C.S. – Oui, mais la recherche a montré que ce qui compte ce n’est pas seulement le niveau absolu de ce qu’on possède mais la comparaison par rapport aux autres. Or  la France n’est plus dans le peloton de tête de l’Europe du point du revenu moyen par habitant, et ce recul a forcément un impact négatif. Les perspectives futures sont aussi très importantes dans le sentiment de bien-être, et sans projet les Français ne peuvent pas non plus se réjouir en envisageant leur avenir. De plus, être malheureux ou pessimiste a un coût. Des expériences montrent que des gens de bonne humeur, qui se sentent bien, sont plus productifs, plus portés à prendre des risques. Au contraire, les pessimistes entreprennent moins de projets et de ce fait engrangent moins les bénéfices de l’innovation, ce qui, en retour, renforce leur pessimisme.

 

Dans votre étude, vous parlez d’un élitisme trop étroit à l’école qui crée des situations d’échec ?

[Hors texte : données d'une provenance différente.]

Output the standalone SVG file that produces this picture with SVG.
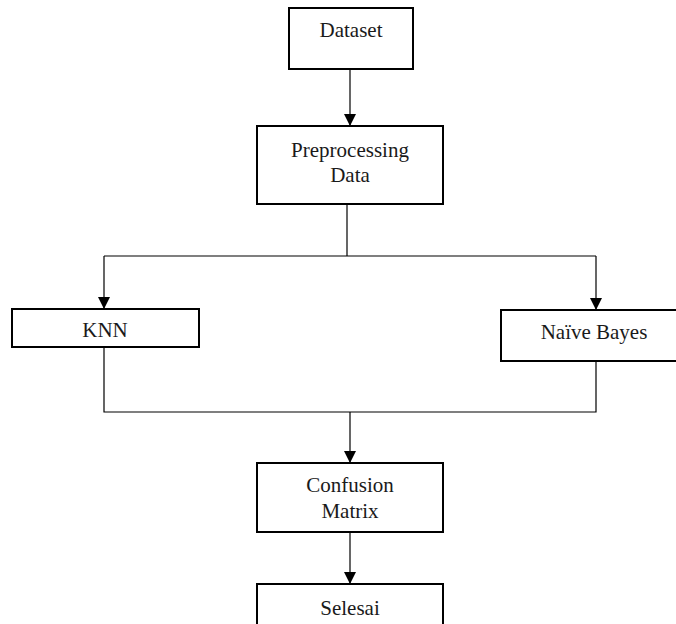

C.S. - Nous avons ce modèle d’école qui nous est envié, produisant une élite extraordinaire, et il y a d’ailleurs énormément de scientifiques français dans les universités étrangères. Cela est très bien, mais ce modèle a été conçu avant que la massification scolaire ne se produise, et de fait une grande partie des élèves est laissée de côté par ce type d’excellence qu’on leur demande. Les mauvaises notes et appréciations génèrent de la frustration et un manque de confiance chez ces enfants, qui, au fur et à mesure des années, deviennent pessimistes sur leurs capacités. Jusqu’à présent, la porte de l’élite (en gros celle des Grandes Ecoles) était beaucoup trop étroite. Mais la situation est en train de changer progressivement et à bas bruit, avec la création de bi-licences sélectives et exigeantes dans les universités, qui offrent des débouchés aux étudiants.

 

En quoi l’école, du primaire au secondaire, fait-elle fausse route ?

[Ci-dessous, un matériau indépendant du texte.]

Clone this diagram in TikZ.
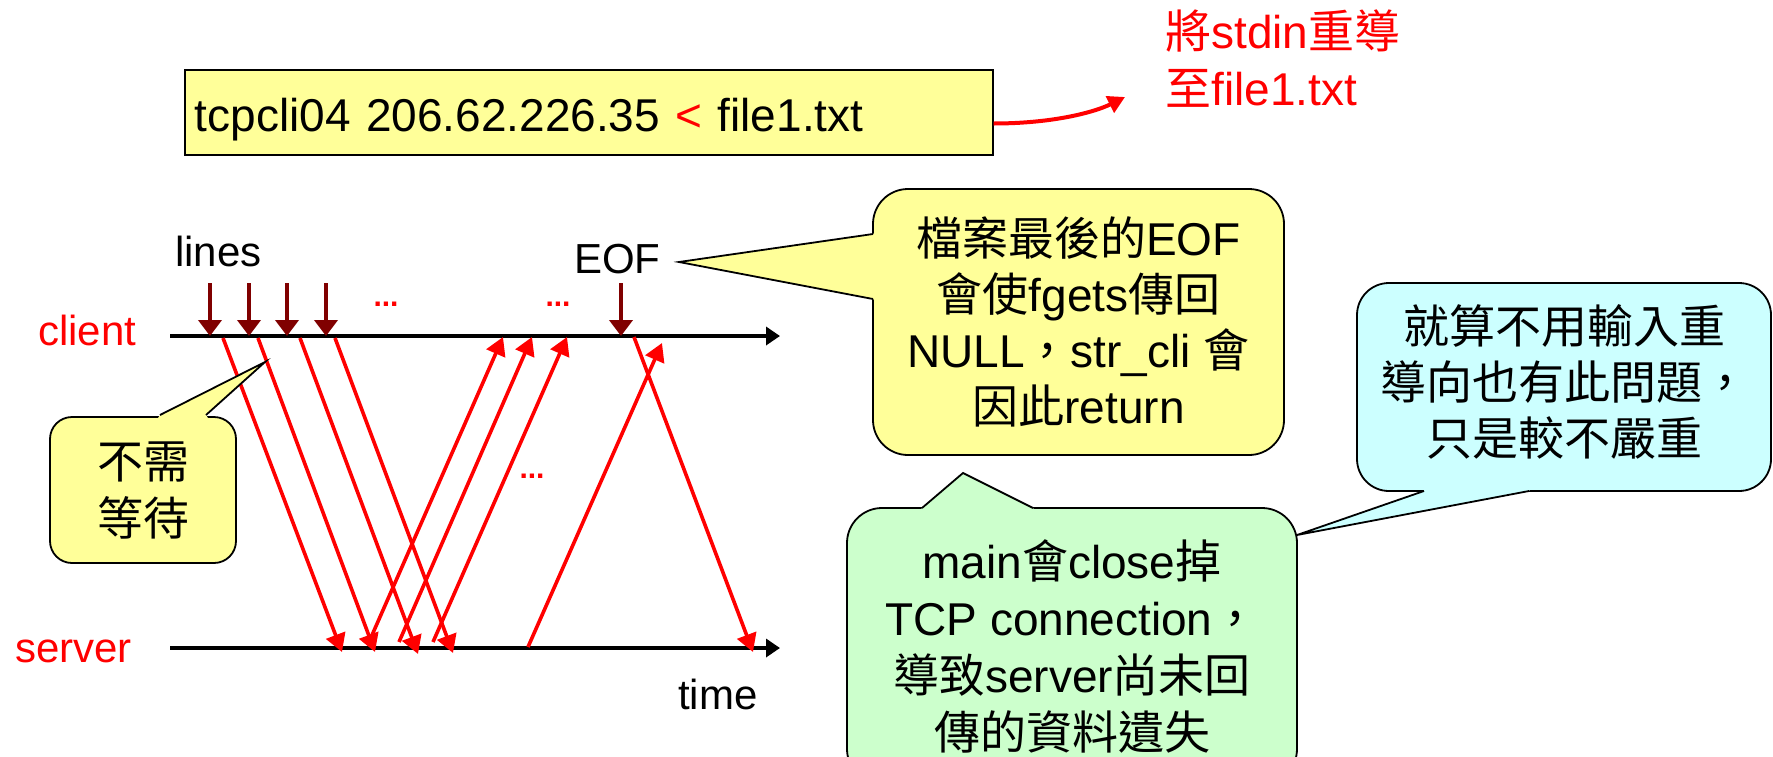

C.S. – Tout simplement parce qu’il n’y a que les maths et le français qui comptent, le reste n’ayant aucune valeur. Le problème est que tout le monde n’est pas sur le même format, et que les élèves qui ont du talent dans d’autres matières ne sont absolument pas reconnus. Il y a aujourd’hui une certaine disjonction entre ce que l’on demande à l’école et la réussite professionnelle. Le jour où l’on fera sérieusement à l’école de la musique, des projets collectifs, du sport, du dessin ou d’autres matières dites « d’éveil », cela permettra à des élèves de recevoir pour une fois un regard d’admiration de leur professeur et de leurs camarades. Je trouve que la réforme des rythmes scolaires va dans le bon sens. En échange des heures supplémentaires faites le mercredi, les journées ont été raccourcies le mardi et le vendredi pour mettre en place des activités périscolaires. C’est une bonne chose que d’autres matières entrent dans l’école, à condition que cela soit fait sérieusement, pas comme une récréation.

 

Etes-vous favorable à l’enseignement en anglais à l’université?

C.S. - Cela dépend bien entendu des disciplines. Mais certaines matières comme l’économie ou les sciences devraient être enseignées en anglais à l’université, pour préparer les étudiants à la réalité de la vie active dans ces disciplines où tout se lit et s’écrit en anglais. Il y a un gros problème avec les langues pour les jeunes Français, notamment l’anglais qui est le principal outil de communication international, et dont le niveau est insuffisant.

 

Comment expliquez-vous le manque de popularité de François Hollande?

C.S. - Je ne comprends pas la dictature de la popularité imposée par les sondages. Un Président ne doit pas gouverner pour être populaire, il le devient éventuellement au vu des résultats de son action.

 

 

Claudia Senik en quelques mots

Ancienne élève de l’Ecole normale supérieure, agrégée de sciences sociales et des universités, docteur en économie, à 49 ans Claudia Senik est devenue une invitée très courue des médias, suite à la publication de son étude sur le malheur français et de son retentissement auprès de la presse anglo-saxonne. Après avoir travaillé durant 10 ans sur la transition vers le marché des pays anciennement socialistes, elle s’est intéressée à une approche plus subjective de l’économie, permettant d’introduire un peu de philosophie et de sociologie. Elle travaille notamment sur la question du rapport entre le revenu, les inégalités et le bonheur.